Since coming to France I have noted a deviation of the nasal vowels pronunciation among native speakers from what IPA chart suggests. For example -en and -em are pronounced more akin to the nasal vowel /ɔ̃/ rather than /ɑ̃/. Furthermore I am convinced that -in sounds just like a nasalised schwa /ɘ̃/ and nothing at all like /ɛ̃/.
The peculiar part about this is that such pronunciation is observed (by me) even among seemingly educated Standard French speakers. I understand what nasal sounds are and how they're produced and also can reproduce schwa as it's present in my native language.
Is mine a novel finding that went unnoticed among linguists?


1 Answer 1


Admittedly, I am no expert on French, so take this answer with a grain of salt. This question seems quite subjective as well, so I may be completely off base in my analysis of what exactly is going on, but here goes.

The nasal vowels /ɔ̃/ and /ɑ̃/ can be distinguished in two ways. Firstly, by a change in oral tract articulation, such as the rounding of the lips. This is how the vowels are taught to most second-language speakers of French. The second is the quotient between the area of the nasal tract opening and the area of the oral tract opening. For /ɔ̃/, this quotient can be as high as 25/1, while for /ɑ̃/, it is almost always less than 5/1. Most speakers of French combine these distinct articulations (oral articulation and velum port opening), however, there are certain speakers, especially those with larger nasal tracts, which prefer one or the other. The paper I've linked here discusses this in further detail.

What I assume is going on with your perception of the back nasal vowels in French is you are focusing on the oral articulation of the vowels, which is what most non-native speakers, especially those not accustomed to nasal vowels, almost exclusively perceive. While it is certainly the case that nasal articulation can be properly produced and comprehended by a learner, this specific phonetic difference is particularly "in the weeds", and isn't really discussed outside of academic phonetics papers. However, it is still vital in the phonemic distinction between the two vowels.

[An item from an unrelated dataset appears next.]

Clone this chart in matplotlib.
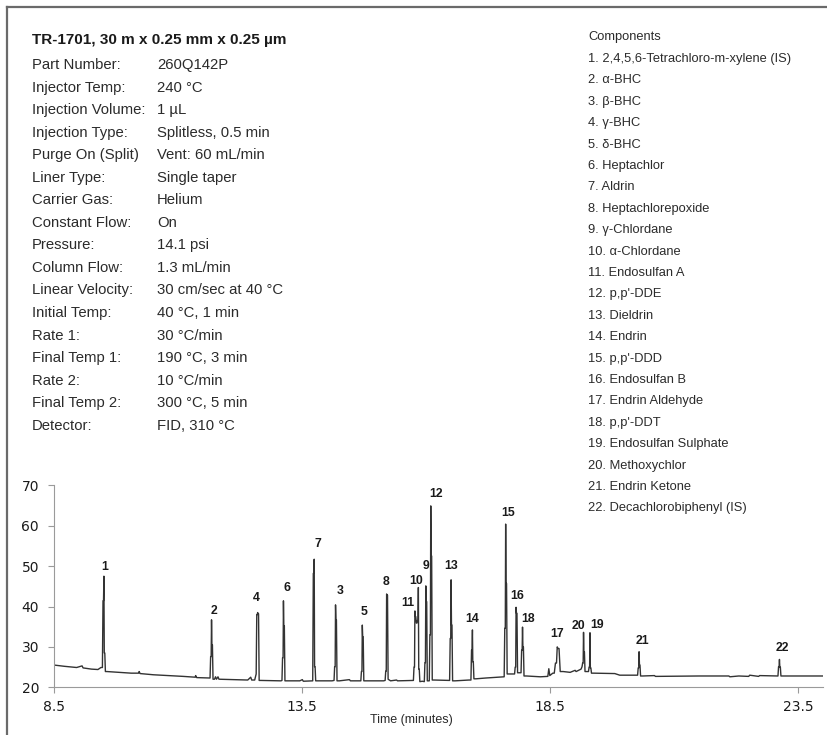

The point I'm trying to make here is that the nasals are more akin to broad categories in terms of oral tract articulation, because there are so few of them. Much like how in languages with few vowels there is a lot of allophonic variation. However, there is a very clear distinction between the back nasal vowels outside of oral articulation, which is the nasalization quotient discussed earlier.

As for the front nasal vowels, the merging of /œ̃/ and /ɛ̃/ and their centralization has been attested since at least the 60's.